Yesterday’s article about the sixteenth CD in the latest BBC Legends release cited Gennady Rozhdestvensky serving as conductor for two concerto performances by cellist Mstislav Rostropovich. Rozhdestvensky takes “center stage” on the seventeenth CD in the collection, performing ballet music by three composers with Russian roots with the BBC Symphony Orchestra. The selections are presented in chronological order, beginning with the music for the second act of Pyotr Ilyich Tchaikovsky’s Opus 71 ballet The Nutcracker. This is followed by four of the eight movements from the Opus 27a suite that Dmitri Shostakovich extracted from his Opus 27 ballet The Bolt, completed in 1931. The final selection is the suite Scènes de ballet, which Igor Stravinsky composed in 1944, about five years after his move to the United States.
Only the Shostakovich music was unfamiliar to me. The libretto for the complete ballet was created by Victor Smirnov, and it is an unabashedly satirical narrative about a Soviet factory and an attempt to sabotage it by throwing a bolt into the machinery. The ballet was first performed on April 8, 1931, a time when Shostakovich could still get away with poking fun at Soviet bureaucracy. However, following that premiere, it was not performed again until 2005, when such pranks could be executed with impunity!
Sadly, Rozhdestvensky’s excerpts do little to inform us about either the scenario or how the music facilitates the advance of that scenario. Indeed, the order in which those four movements are performed is not the same as their ordering in the ballet itself. Nevertheless, it is worth noting that Rozhdestvensky performed this selection on August 18, 1987, after the rise of glasnost and the perestroika movement initiated by Mikhail Gorbachev. In other words it was safe to poke fun at authority again! Regrettably, by the time this music was performed in London, Shostakovich had been dead for over ten years.

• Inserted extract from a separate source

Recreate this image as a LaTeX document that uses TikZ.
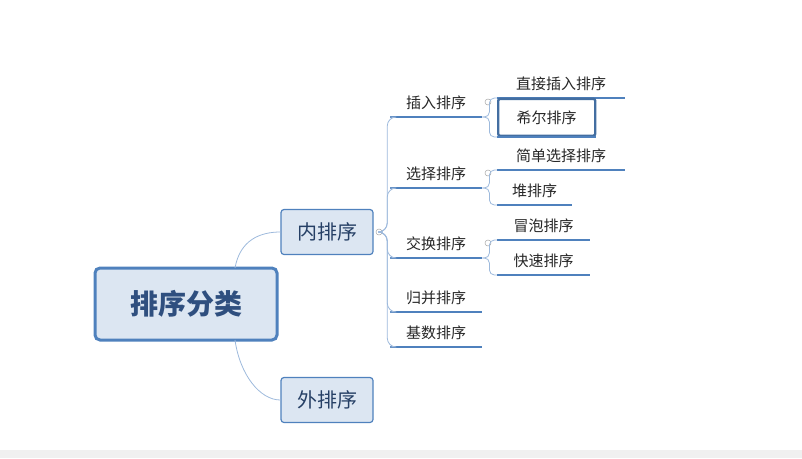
\documentclass[tikz,border=0pt]{standalone}
\usepackage{fontspec}
\setmainfont{Noto Sans CJK SC}
\usepackage{xcolor}
\definecolor{lineblue}{HTML}{4F81BD}
\definecolor{thinblue}{HTML}{9DB9DC}
\definecolor{boxfill}{HTML}{DCE6F2}
\definecolor{titleblue}{HTML}{2F4F7F}
\usetikzlibrary{positioning}

\begin{document}
\begin{tikzpicture}[x=1pt, y=-1pt,
	line/.style={draw=lineblue, line width=1.6pt},
	thin/.style={draw=thinblue, line width=0.8pt, rounded corners=9},
	topic/.style={draw=lineblue, fill=boxfill, rounded corners=3, line width=1.2pt, font=\fontsize{20}{24}\selectfont, text=titleblue!80!black, minimum width=92, minimum height=45},
	item/.style={anchor=south west, minimum height=30, inner xsep=10, font=\fontsize{15}{18}\selectfont, text=black!85, align=left, text depth=0pt, append after command={(\tikzlastnode.south west) edge[line] (\tikzlastnode.south east)}},
	knob/.style={circle, draw=gray!70, line width=0.5pt, minimum size=6, inner sep=0}]
	\fill[black!6] (0,450) rectangle (802,458);
	\useasboundingbox (0,0) rectangle (802,458);

	\node[draw=lineblue, fill=boxfill, rounded corners=5, line width=3pt, minimum width=182, minimum height=72, font=\fontsize{28}{32}\selectfont\bfseries, text=titleblue] (root) at (186,304) {排序分类};
	\node[topic] (inner) at (327,232) {内排序};
	\node[topic] (outer) at (327,400) {外排序};
	\draw[thin] (235,268) .. controls (240,240) and (260,232) .. (inner.west);
	\draw[thin] (235,340) .. controls (240,375) and (260,400) .. (outer.west);

	\node[knob] (k0) at (379,232) {};
	\node[item, minimum width=92] (insert) at (390,117) {插入排序};
	\node[item, minimum width=92] (select) at (390,188) {选择排序};
	\node[item, minimum width=92] (swap) at (390,258) {交换排序};
	\node[item, minimum width=92] (merge) at (390,312) {归并排序};
	\node[item, minimum width=92] (radix) at (390,347) {基数排序};
	\foreach \c in {insert,select,swap,merge,radix}
		\draw[thin] (k0.east) -- ([xshift=5]k0.east) |- (\c.south west);

	\node[knob] (k1) at (488,102) {};
	\node[knob] (k2) at (488,173) {};
	\node[knob] (k3) at (488,243) {};
	\node[item, minimum width=128] (direct) at (497,98) {直接插入排序};
	\node[item, minimum width=97, draw=lineblue!85!black, line width=2.4pt, rounded corners=2, minimum height=37] (shell) at (497,137) {希尔排序};
	\node[item, minimum width=128] (simple) at (497,170) {简单选择排序};
	\node[item, minimum width=75] (heap) at (497,205) {堆排序};
	\node[item, minimum width=93] (bubble) at (497,240) {冒泡排序};
	\node[item, minimum width=93] (quick) at (497,275) {快速排序};
	\foreach \p/\c in {insert/direct,insert/shell,select/simple,select/heap,swap/bubble,swap/quick}
		\draw[thin, rounded corners=5] (\p.south east) -- ([xshift=7]\p.south east) |- (\c.south west);
\end{tikzpicture}
\end{document}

My awareness of Scènes de ballet goes all the way back to one of the first long-playing records that my parents purchased. It was on the “flip side” of one of the many suites that Stravinsky had extracted from his “Petrushka” ballet. I found the dissonances that disrupted the opening D major chord to be disturbing, if not downright scary; and it took me at least a decade to get used to what Stravinsky was trying to do with his opening gesture.
The ballet was originally performed as part of a revue entitled The Seven Lively Arts. The choreographer was Anton Dolin, who also shared the lead with Alicia Markova. I never saw that choreography performed, but Samuel Kurkjian created his own choreography for a performance by the Boston Ballet when I was first exercising my writing chops by writing about dance. Other versions were created by Frederick Ashton, John Taras, and Christopher Wheeldon.
Under Rozhdestvensky’s baton, on the other hand, Scènes de ballet stands up as instrumental music in its own right. The same can be said about the Tchaikovsky selection. Almost everyone tends to know about the suite that was extracted from the original two-act ballet. Not everyone may know that all but two of the movements of that suite can be found in the second act of the complete ballet, and most of them contribute to a divertissement at that heart of that act. Thus, Rozhdestvensky basically prepared a concert offering that would allow listeners to experience some of their best-loved pieces in a new context. Ironically, the Tchaikovsky selection was performed at the same concert that offered the Shostakovich excerpts, providing “back-to-back” opportunities to listen to ballet music without thinking about the ballets themselves. (Scènes de ballet, on the other hand, was performed on April 29, 1981.)
Thus, one may say that the seventeenth CD in the BBC Legends provides the attentive listener with ballet music without the dancing.